But Mr Pickering's view that all boys were presented as doing less well than girls while all girls were portrayed as high achievers was equally criticised by his audience, several of whom remarked that this was not the assumption in Scotland.
Linda Croxford, of Edinburgh University's Centre for Educational Sociology, told Mr Pickering that a distinction should be made between high and low levels of achievement. The latter area was where the problem lay, she believed. It was no longer possible to leave school with no qualifications and walk into a job, Dr Croxford said, and boys had probably not coped as well as girls with the greater effort required in adapting to social and employment changes.

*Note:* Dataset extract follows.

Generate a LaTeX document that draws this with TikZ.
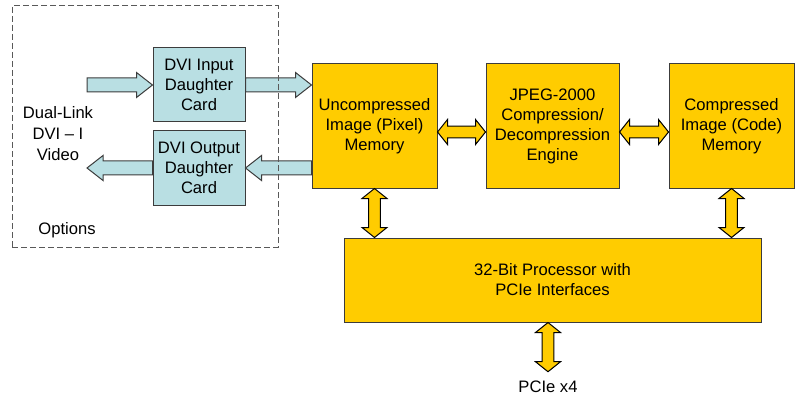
\documentclass[tikz,border=0pt]{standalone}
\usepackage{fontspec}
\setmainfont{Liberation Sans}
\usetikzlibrary{calc}
\definecolor{cardcyan}{RGB}{185,223,227}
\definecolor{blockyellow}{RGB}{255,204,0}
\definecolor{edgegray}{RGB}{60,60,60}

% block arrow with one head (cyan video path)
\newcommand{\feedarrow}[2]{%
  \draw[feed] let \p1=(#1), \p2=(#2), \p3=($(\p2)!8pt!(\p1)$) in
    ($(\p1)!3.5pt!90:(\p2)$) -- ($(\p3)!3.5pt!-90:(\p1)$) -- ($(\p3)!6.25pt!-90:(\p1)$)
    -- (\p2) -- ($(\p3)!6.25pt!90:(\p1)$) -- ($(\p3)!3.5pt!90:(\p1)$)
    -- ($(\p1)!3.5pt!-90:(\p2)$) -- cycle;}
% block arrow with two heads (yellow buses)
\newcommand{\busarrow}[2]{%
  \draw[bus] let \p1=(#1), \p2=(#2), \p3=($(\p1)!5pt!(\p2)$), \p4=($(\p2)!5pt!(\p1)$) in
    (\p1) -- ($(\p3)!6.25pt!90:(\p2)$) -- ($(\p3)!2.9pt!90:(\p2)$)
    -- ($(\p4)!2.9pt!-90:(\p1)$) -- ($(\p4)!6.25pt!-90:(\p1)$) -- (\p2)
    -- ($(\p4)!6.25pt!90:(\p1)$) -- ($(\p4)!2.9pt!90:(\p1)$)
    -- ($(\p3)!2.9pt!-90:(\p2)$) -- ($(\p3)!6.25pt!-90:(\p2)$) -- cycle;}

\begin{document}
\begin{tikzpicture}[x=0.5pt, y=-0.5pt,
  every node/.style={font=\fontsize{8.3}{10}\selectfont},
  card/.style={draw=edgegray, fill=cardcyan, line width=0.5pt, align=center, minimum width=46pt, minimum height=37pt, inner sep=1pt},
  block/.style={draw=edgegray, fill=blockyellow, line width=0.5pt, align=center, minimum width=62.5pt, minimum height=62pt, inner sep=1pt},
  feed/.style={draw=edgegray, fill=cardcyan, line width=0.5pt},
  bus/.style={draw=black, fill=blockyellow, line width=0.5pt},
  optframe/.style={draw=gray!70!black, line width=0.5pt, dash pattern=on 3pt off 1.5pt, minimum width=133pt, minimum height=120.5pt}
]
  \useasboundingbox (0,0) rectangle (801,395);

  % daughter cards
  \node[card] (din) at (199,85) {DVI Input\\Daughter\\Card};
  \node[card] (dout) at (199,168) {DVI Output\\Daughter\\Card};
  \node[align=center, font=\fontsize{8.3}{10.5}\selectfont] (video) at (58,134) {Dual-Link\\DVI -- I\\Video};
  \node (opts) at (67,230) {Options};

  % main blocks
  \node[block] (unc) at (374.5,126) {Uncompressed\\Image (Pixel)\\Memory};
  \node[block, minimum width=66.5pt] (jpeg) at (552.5,126) {JPEG-2000\\Compression/\\Decompression\\Engine};
  \node[block] (cmp) at (731.5,126) {Compressed\\Image (Code)\\Memory};
  \node[block, minimum width=208.5pt, minimum height=42pt] (cpu) at (552.5,280) {32-Bit Processor with\\PCIe Interfaces};
  \node[inner sep=0pt] (pcie) at (548,387) {PCIe x4};

  \coordinate (vin) at (87,85);
  \coordinate (vout) at (87,168);

  % video path
  \feedarrow{vin}{din.west}
  \feedarrow{din.east}{din.east -| unc.west}
  \feedarrow{dout.east -| unc.west}{dout.east}
  \feedarrow{dout.west}{vout}

  % buses
  \busarrow{[yshift=-3pt]unc.east}{[yshift=-3pt]jpeg.west}
  \busarrow{[yshift=-3pt]jpeg.east}{[yshift=-3pt]cmp.west}
  \busarrow{unc.south}{unc.south |- cpu.north}
  \busarrow{cmp.south}{cmp.south |- cpu.north}
  \busarrow{cpu.south -| pcie.north}{[yshift=4.5pt]pcie.north}

  % options frame
  \node[optframe] (optbox) at (145,126.5) {};
\end{tikzpicture}
\end{document}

Rory MacKenzie, head of Balerno High, told of "worrying attitudes" among boys, even senior ones who were academically capable. In his own school he had come across an attitude of "it doesn't matter if we don't get good grades, we'll still get the best jobs - which, unfortunately, is probably true".

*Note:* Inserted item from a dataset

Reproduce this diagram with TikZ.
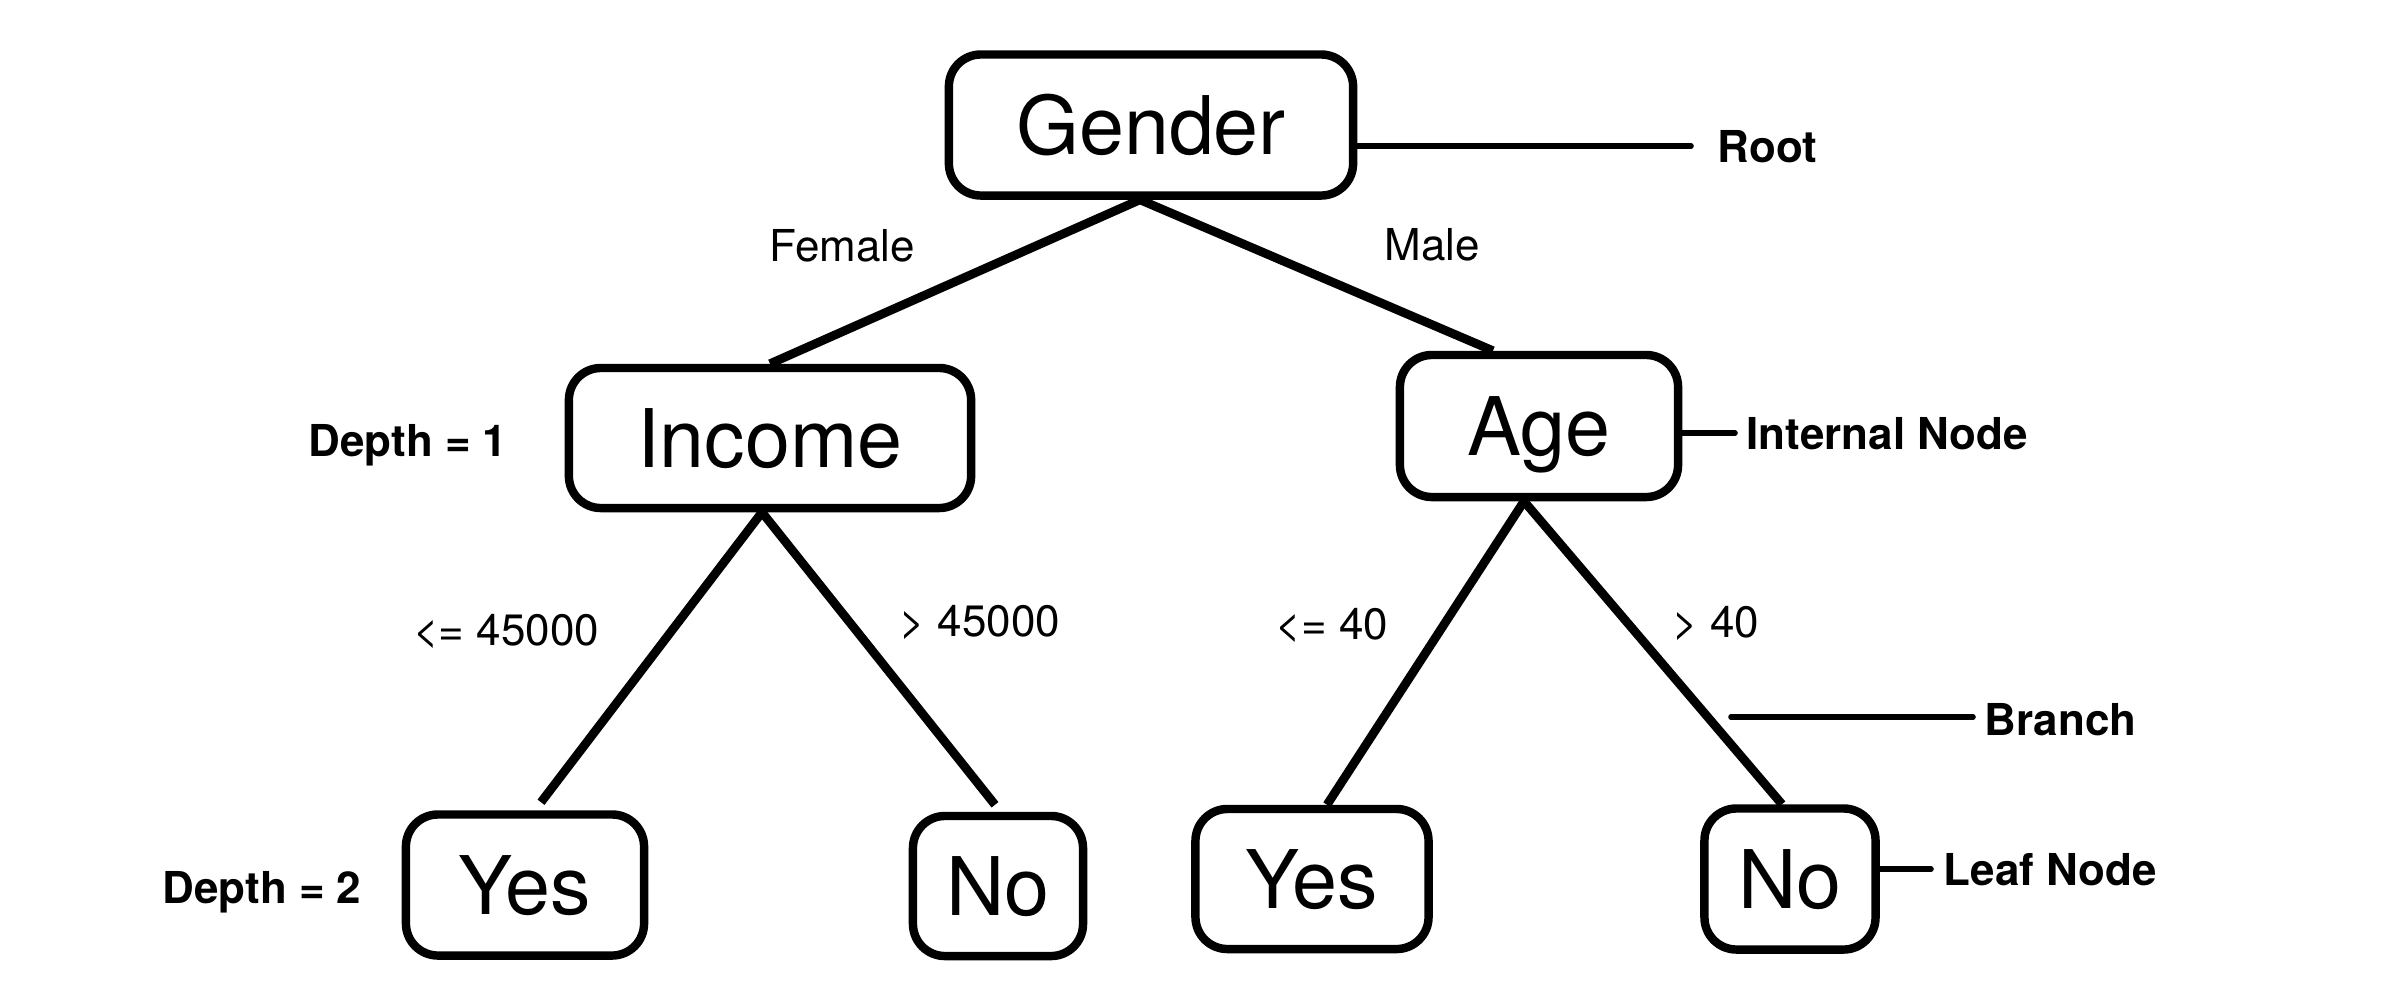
\documentclass[tikz,border=0pt]{standalone}
\usepackage{fontspec}
\setmainfont{TeX Gyre Heros}

\begin{document}
\begin{tikzpicture}[x=0.01cm,y=-0.01cm,
    box/.style={draw,line width=2.4pt,rounded corners=0.32cm,inner sep=0pt,
      text height=16.5pt,text depth=0pt,font=\fontsize{23}{27}\selectfont},
    edge/.style={line width=2.5pt},
    cond/.style={inner sep=0pt,text height=9pt,text depth=0pt,font=\fontsize{12.5}{15}\selectfont},
    note/.style={inner sep=0pt,text height=9pt,text depth=0pt,anchor=west,font=\bfseries\fontsize{12.5}{15}\selectfont},
    noteline/.style={line width=1.6pt,line cap=round}]
    \useasboundingbox (0,0) rectangle (2381,999);
    % tree nodes
    \node[box,minimum width=4.04cm,minimum height=1.41cm] (gender) at (1151,125) {Gender};
    \node[box,minimum width=4.02cm,minimum height=1.40cm] (income) at (770,438) {Income};
    \node[box,minimum width=2.78cm,minimum height=1.42cm] (age) at (1539,426) {Age};
    \node[box,minimum width=2.38cm,minimum height=1.41cm] (yesL) at (525,885) {Yes};
    \node[box,minimum width=1.70cm,minimum height=1.40cm] (noL) at (998,886) {No};
    \node[box,minimum width=2.33cm,minimum height=1.40cm] (yesR) at (1312,879) {Yes};
    \node[box,minimum width=1.71cm,minimum height=1.41cm] (noR) at (1790,879) {No};
    % branches
    \draw[edge] ([xshift=-0.11cm]gender.south) -- (income.north);
    \draw[edge] ([xshift=-0.11cm]gender.south) -- ([xshift=-0.46cm]age.north);
    \draw[edge] ([xshift=-0.08cm]income.south) -- ([xshift=0.16cm,yshift=0.08cm]yesL.north);
    \draw[edge] ([xshift=-0.08cm]income.south) -- ([xshift=-0.03cm,yshift=0.07cm]noL.north);
    \draw[edge] ([xshift=-0.15cm]age.south) -- ([xshift=0.15cm]yesR.north);
    \draw[edge] ([xshift=-0.15cm]age.south) -- ([xshift=-0.08cm]noR.north);
    % conditions
    \node[cond] (female) at (842,246) {Female};
    \node[cond] (male) at (1432,245) {Male};
    \node[cond] (le45) at (506,630) {<= 45000};
    \node[cond] (gt45) at (980,621) {> 45000};
    \node[cond] (le40) at (1332,624) {<= 40};
    \node[cond] (gt40) at (1716,622) {> 40};
    % depth labels
    \node[note,anchor=center] (depth1) at (408,441) {Depth = 1};
    \node[note,anchor=center] (depth2) at (262,888) {Depth = 2};
    % annotations
    \node[note] (root) at (1717,147) {Root};
    \coordinate (rootend) at (1691,146);
    \draw[noteline] (gender.east |- rootend) -- (rootend);
    \node[note] (internal) at (1746,434) {Internal Node};
    \coordinate (internalend) at (1735,433);
    \draw[noteline] (age.east |- internalend) -- (internalend);
    \node[note] (branch) at (1984,720) {Branch};
    \coordinate (branchstart) at (1731,717);
    \coordinate (branchend) at (1973,717);
    \draw[noteline] (branchstart) -- (branchend);
    \node[note] (leaf) at (1943,870) {Leaf Node};
    \coordinate (leafend) at (1931,869);
    \draw[noteline] (noR.east |- leafend) -- (leafend);
\end{tikzpicture}
\end{document}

Mr Pickering, whose research on the subject was published two years ago in Raising Boys' Achievement, said it was important for teachers to be sensitive to their teaching styles.
He had conducted a study which found that, while girls were actually more disruptive in class than boys, boys were told off more frequently by both male and female teachers.
The results also showed that girls were scolded privately while boys were reprimanded publicly across the classroom. "So it is not surprising that boys and girls end up with different attitudes to learning and teaching," Mr Pickering said.